Pennsylvania attorney general sues Republicans to stop election subpoena

·2-min read
FILE PHOTO: 2020 U.S. presidential election in Pennsylvania

By Nathan Layne

(Reuters) - Pennsylvania's Democratic attorney general filed a lawsuit against Republican state lawmakers on Thursday in an attempt to stop their subpoena for detailed personal information on voters as part of their partisan review of the 2020 election.

The move comes after Republicans on a state Senate committee overseeing the review issued a subpoena last week to Veronica Degraffenreid, acting head of Pennsylvania's Department of State, seeking information on millions of voters, including drivers license numbers and partial Social Security numbers.

The lawsuit, filed by Attorney General Josh Shapiro in state court, argues that the subpoena targets constitutionally protected information without justification, given the lack of evidence of widespread electoral fraud in the state.

"Giving this data away would compromise the privacy of every Pennsylvania voter — that violates Pennsylvanians’ constitutional rights," Shapiro said in a statement.

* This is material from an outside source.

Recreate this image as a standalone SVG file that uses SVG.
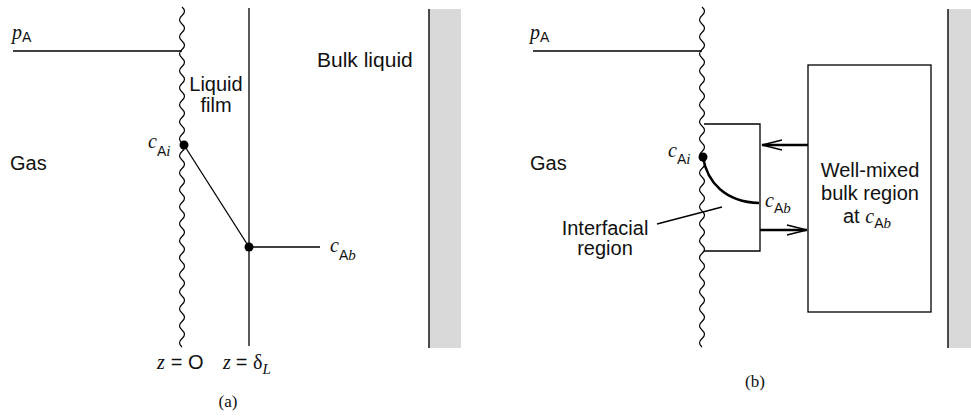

The election review in Pennsylvania is part of a broader effort by Republicans in battleground states to cast doubt on the 2020 result, spurred on by former President Donald Trump's baseless claims that he lost due to systemic fraud.

Trump's loss in Pennsylvania to President Joe Biden by nearly 81,000 votes was confirmed by multiple audits and certified months ago. Both chambers of Pennsylvania's legislature have also held hearings on the election, and no evidence has emerged to raise questions over Biden's win.

Shapiro's lawsuit was filed against Pennsylvania state Senators Chris Dush and Jake Corman and the Senate committee leading the review. It follows a lawsuit filed last week by Democratic members of the committee, who are seeking to stop the subpoenas by arguing the review is an attempt to contest the election months after the legal window to do so.

Dush, who heads the committee, has said the review was not aimed at reversing Trump's loss but rather finding any flaws in the state's voting systems to inform future legislative fixes.

Responding to Shapiro's lawsuit, Corman spokesman Jason Thompson said the attorney general was trying to stop the lawmakers from "performing our constitutional duty of providing oversight of the executive branch."